◆ INSTRUCTIONS TO FOLLOW ◆
Repeat exactly the lines running from the first line of the data to the line containing "6.7, 7.7, 6.9];", both ends included, and nothing else; drop the pictures.

·····

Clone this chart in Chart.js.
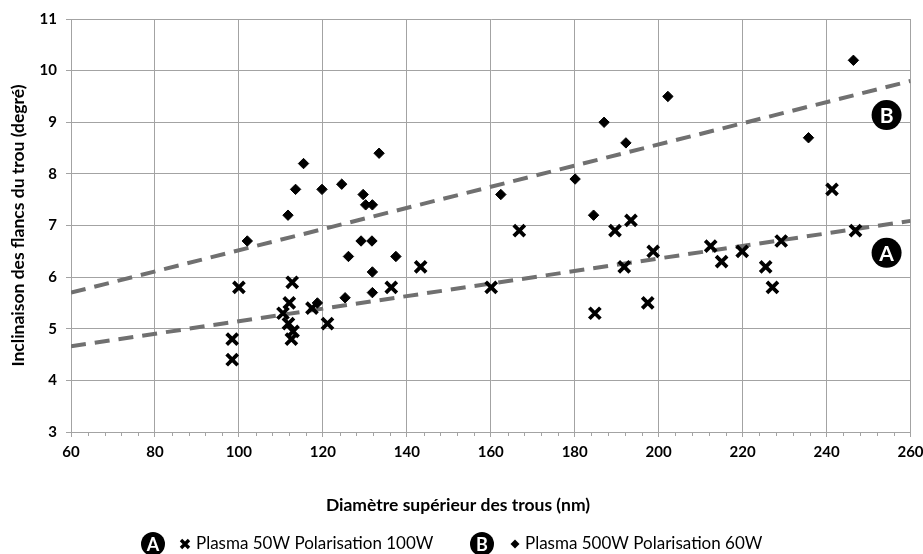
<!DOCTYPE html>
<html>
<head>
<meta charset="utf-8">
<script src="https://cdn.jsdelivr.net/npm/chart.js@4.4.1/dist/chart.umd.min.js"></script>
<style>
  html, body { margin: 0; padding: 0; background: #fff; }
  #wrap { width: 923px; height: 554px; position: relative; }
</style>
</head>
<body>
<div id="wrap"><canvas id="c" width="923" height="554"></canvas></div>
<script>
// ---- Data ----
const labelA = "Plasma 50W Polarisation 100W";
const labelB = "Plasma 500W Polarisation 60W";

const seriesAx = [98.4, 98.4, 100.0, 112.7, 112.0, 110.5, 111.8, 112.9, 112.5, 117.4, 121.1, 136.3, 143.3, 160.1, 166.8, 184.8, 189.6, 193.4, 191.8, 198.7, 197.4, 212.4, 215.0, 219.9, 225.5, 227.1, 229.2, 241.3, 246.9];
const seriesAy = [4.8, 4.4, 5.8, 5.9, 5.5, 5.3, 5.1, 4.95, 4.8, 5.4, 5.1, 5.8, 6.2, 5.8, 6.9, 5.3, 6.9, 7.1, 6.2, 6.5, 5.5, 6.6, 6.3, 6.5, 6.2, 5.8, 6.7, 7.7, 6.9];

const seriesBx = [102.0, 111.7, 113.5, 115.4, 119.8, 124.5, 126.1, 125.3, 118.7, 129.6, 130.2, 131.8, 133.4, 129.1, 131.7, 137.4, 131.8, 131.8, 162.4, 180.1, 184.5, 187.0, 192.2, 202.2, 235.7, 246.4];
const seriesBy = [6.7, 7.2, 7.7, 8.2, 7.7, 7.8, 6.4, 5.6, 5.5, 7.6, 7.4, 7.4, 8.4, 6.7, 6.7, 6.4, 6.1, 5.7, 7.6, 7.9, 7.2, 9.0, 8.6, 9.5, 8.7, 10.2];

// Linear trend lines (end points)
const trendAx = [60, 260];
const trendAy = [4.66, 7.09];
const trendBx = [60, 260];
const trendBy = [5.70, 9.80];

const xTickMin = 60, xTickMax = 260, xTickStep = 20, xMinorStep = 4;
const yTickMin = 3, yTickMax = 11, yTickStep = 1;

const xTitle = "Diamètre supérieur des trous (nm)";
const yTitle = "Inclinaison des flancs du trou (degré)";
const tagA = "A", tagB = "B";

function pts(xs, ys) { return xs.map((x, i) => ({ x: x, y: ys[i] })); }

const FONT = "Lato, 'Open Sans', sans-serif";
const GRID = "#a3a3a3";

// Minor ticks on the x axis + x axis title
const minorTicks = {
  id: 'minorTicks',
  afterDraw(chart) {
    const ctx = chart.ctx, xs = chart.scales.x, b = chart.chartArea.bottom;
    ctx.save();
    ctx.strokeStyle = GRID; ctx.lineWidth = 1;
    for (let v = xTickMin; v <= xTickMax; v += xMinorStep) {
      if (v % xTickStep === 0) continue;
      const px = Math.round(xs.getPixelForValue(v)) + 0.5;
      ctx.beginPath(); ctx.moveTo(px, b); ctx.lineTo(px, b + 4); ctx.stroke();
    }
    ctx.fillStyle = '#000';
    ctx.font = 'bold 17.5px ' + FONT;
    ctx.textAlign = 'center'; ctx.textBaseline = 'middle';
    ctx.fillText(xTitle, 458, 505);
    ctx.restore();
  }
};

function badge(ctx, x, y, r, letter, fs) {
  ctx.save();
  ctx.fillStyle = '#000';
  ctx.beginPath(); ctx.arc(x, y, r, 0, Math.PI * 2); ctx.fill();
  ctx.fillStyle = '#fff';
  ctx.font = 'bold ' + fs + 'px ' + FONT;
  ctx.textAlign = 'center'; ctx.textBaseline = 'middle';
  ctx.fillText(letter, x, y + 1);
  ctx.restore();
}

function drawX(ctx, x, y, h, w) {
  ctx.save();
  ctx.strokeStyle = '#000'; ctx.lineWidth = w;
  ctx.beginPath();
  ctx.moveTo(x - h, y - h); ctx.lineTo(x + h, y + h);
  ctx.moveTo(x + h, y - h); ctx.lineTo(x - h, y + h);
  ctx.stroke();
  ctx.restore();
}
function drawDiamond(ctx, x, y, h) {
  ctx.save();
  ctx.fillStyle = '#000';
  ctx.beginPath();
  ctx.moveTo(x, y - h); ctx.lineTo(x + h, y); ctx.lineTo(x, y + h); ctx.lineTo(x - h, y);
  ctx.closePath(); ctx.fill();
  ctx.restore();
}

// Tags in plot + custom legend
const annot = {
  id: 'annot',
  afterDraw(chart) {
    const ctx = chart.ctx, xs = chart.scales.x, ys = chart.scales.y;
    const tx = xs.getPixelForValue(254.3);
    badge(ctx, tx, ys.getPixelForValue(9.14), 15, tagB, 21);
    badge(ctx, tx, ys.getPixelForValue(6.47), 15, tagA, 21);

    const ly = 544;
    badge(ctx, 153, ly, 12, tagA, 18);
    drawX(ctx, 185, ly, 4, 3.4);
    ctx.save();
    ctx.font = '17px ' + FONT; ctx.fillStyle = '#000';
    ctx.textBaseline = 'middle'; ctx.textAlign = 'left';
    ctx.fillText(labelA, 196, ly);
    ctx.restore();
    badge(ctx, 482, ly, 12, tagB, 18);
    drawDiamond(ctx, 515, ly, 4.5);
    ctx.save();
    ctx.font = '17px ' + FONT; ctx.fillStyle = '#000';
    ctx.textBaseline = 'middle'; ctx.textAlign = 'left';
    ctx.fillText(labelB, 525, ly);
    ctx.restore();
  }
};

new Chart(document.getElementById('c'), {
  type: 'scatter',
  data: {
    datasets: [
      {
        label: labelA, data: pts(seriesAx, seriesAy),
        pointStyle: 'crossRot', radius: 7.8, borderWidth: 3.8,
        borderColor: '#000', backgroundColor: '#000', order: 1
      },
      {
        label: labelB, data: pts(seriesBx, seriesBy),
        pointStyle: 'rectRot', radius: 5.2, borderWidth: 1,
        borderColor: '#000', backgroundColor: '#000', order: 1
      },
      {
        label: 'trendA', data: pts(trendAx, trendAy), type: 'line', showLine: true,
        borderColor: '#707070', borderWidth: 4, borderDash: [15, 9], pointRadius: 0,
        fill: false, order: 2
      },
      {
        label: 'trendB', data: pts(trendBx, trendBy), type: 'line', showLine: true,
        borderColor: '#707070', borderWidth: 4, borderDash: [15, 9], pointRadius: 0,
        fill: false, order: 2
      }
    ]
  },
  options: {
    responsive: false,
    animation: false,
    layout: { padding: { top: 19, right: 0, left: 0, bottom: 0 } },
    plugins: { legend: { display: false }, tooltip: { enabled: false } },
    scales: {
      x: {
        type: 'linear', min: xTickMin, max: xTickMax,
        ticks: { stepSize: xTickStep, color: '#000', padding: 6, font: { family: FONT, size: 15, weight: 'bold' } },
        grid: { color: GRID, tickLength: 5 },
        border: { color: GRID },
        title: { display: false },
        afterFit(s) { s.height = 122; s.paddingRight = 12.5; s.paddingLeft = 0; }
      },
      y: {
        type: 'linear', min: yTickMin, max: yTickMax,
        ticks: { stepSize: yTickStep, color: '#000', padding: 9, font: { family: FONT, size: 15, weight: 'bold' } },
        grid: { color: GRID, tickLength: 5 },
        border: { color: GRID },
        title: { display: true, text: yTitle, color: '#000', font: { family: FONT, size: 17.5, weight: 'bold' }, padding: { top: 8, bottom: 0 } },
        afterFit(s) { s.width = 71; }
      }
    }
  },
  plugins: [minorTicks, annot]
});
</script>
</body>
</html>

·····

◆ SOLUTION FOR THIS TASK ◆
Clone this chart in Chart.js.
<!DOCTYPE html>
<html>
<head>
<meta charset="utf-8">
<script src="https://cdn.jsdelivr.net/npm/chart.js@4.4.1/dist/chart.umd.min.js"></script>
<style>
  html, body { margin: 0; padding: 0; background: #fff; }
  #wrap { width: 923px; height: 554px; position: relative; }
</style>
</head>
<body>
<div id="wrap"><canvas id="c" width="923" height="554"></canvas></div>
<script>
// ---- Data ----
const labelA = "Plasma 50W Polarisation 100W";
const labelB = "Plasma 500W Polarisation 60W";

const seriesAx = [98.4, 98.4, 100.0, 112.7, 112.0, 110.5, 111.8, 112.9, 112.5, 117.4, 121.1, 136.3, 143.3, 160.1, 166.8, 184.8, 189.6, 193.4, 191.8, 198.7, 197.4, 212.4, 215.0, 219.9, 225.5, 227.1, 229.2, 241.3, 246.9];
const seriesAy = [4.8, 4.4, 5.8, 5.9, 5.5, 5.3, 5.1, 4.95, 4.8, 5.4, 5.1, 5.8, 6.2, 5.8, 6.9, 5.3, 6.9, 7.1, 6.2, 6.5, 5.5, 6.6, 6.3, 6.5, 6.2, 5.8, 6.7, 7.7, 6.9];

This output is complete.